Larry Summers Is a Dead Albatross Around Biden’s Neck
Joe Biden might be ready to bid adieu to the era of Milton Friedman, the right-wing economist who was one of the major architects of neoliberalism, but Larry Summers most definitely is not.
In a 2006 New York Times opinion piece written on the occasion of Friedman’s death, Summers wrote, “I feel that I have lost a hero—a man whose success demonstrates that great ideas convincingly advanced can change the lives of people around the world.” Making a small demurral over Friedman’s lack of concern for social justice, Summers aligned himself with the neoliberal thinker’s worldview. “Not so long ago, we were all Keynesians,” Summers wrote. “Equally, any honest Democrat will admit that we are now all Friedmanites.”
Summers was not merely being polite out of respect for a recently departed eminence.

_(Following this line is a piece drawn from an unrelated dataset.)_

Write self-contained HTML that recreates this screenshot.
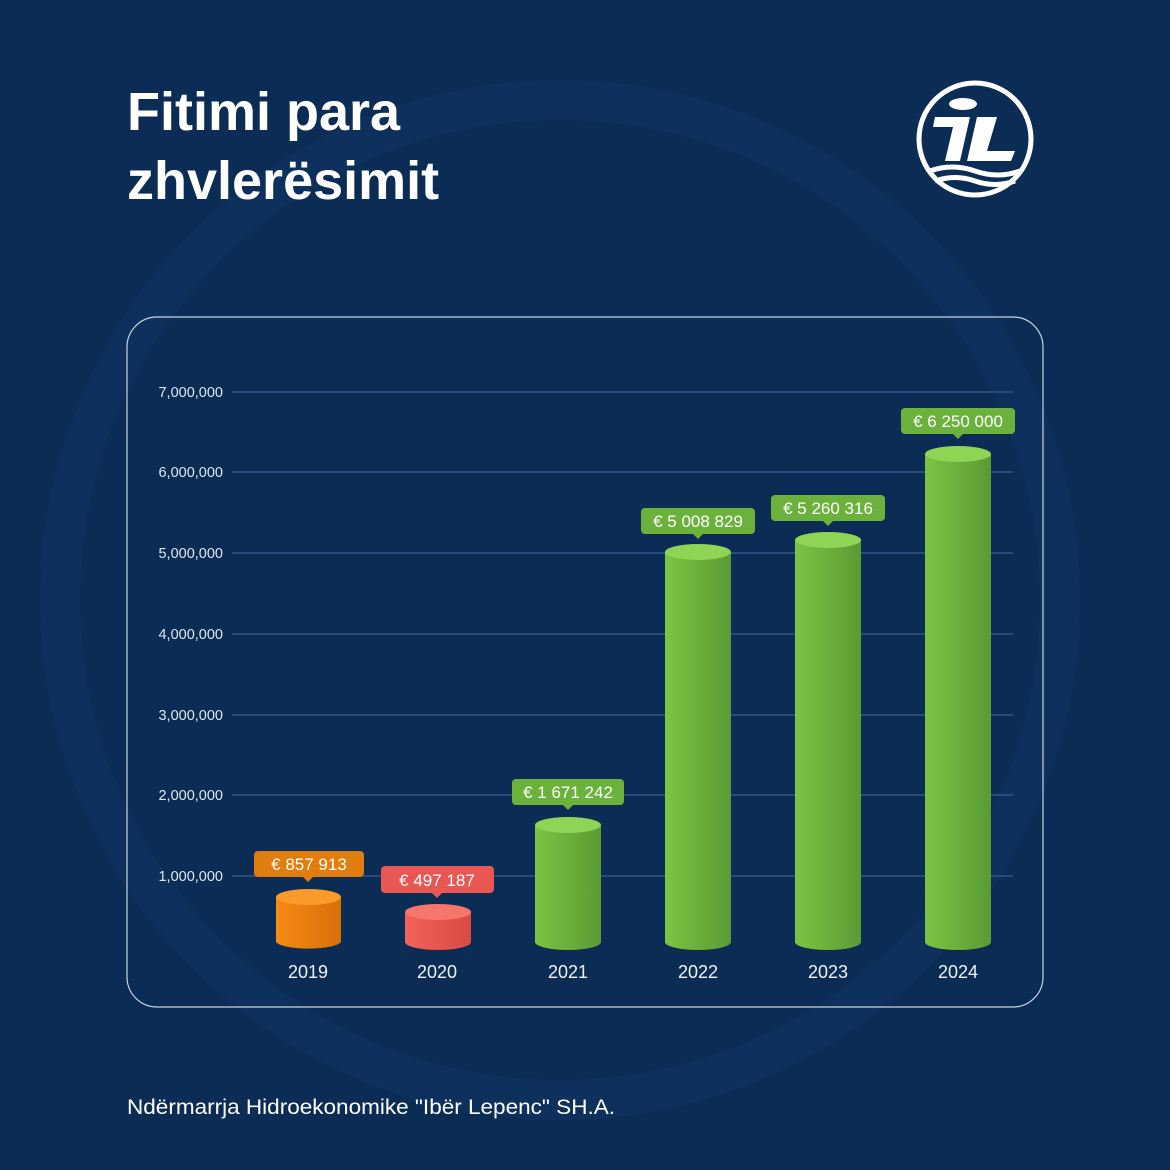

Rather, he was being candid in describing himself as a Friedmanite Democrat, someone who belongs to a left-of-center party but constantly tugs it to the right.

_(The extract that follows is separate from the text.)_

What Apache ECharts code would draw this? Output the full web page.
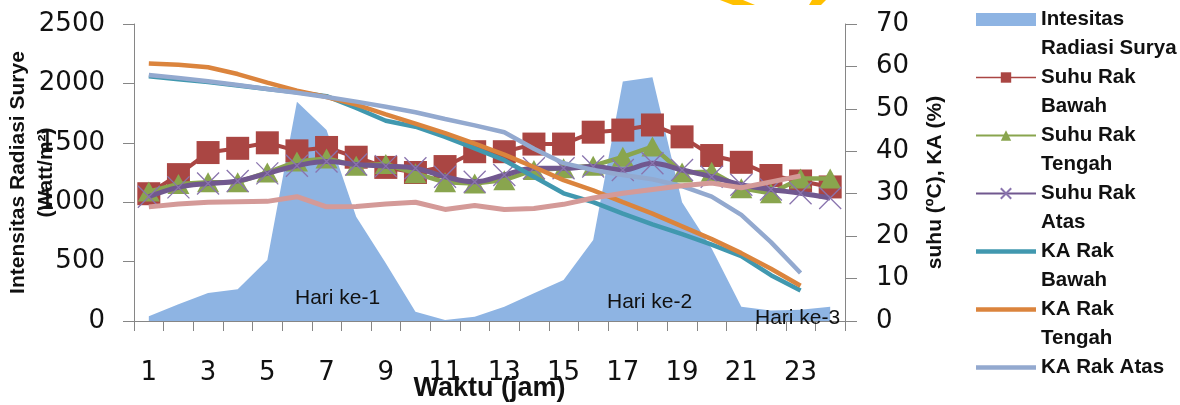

Summers’s Friedmanite politics can be seen in virtually everything he’s done in public life. During the Clinton administration, he opposed the efforts of Asian countries to impose capital controls during the economic crisis of 1997. He also pushed for the repeal of the Glass-Steagall Act, a deregulatory move that allowed commercial banks to run hog wild with risky investments, a major factor in the 2008 economic crash.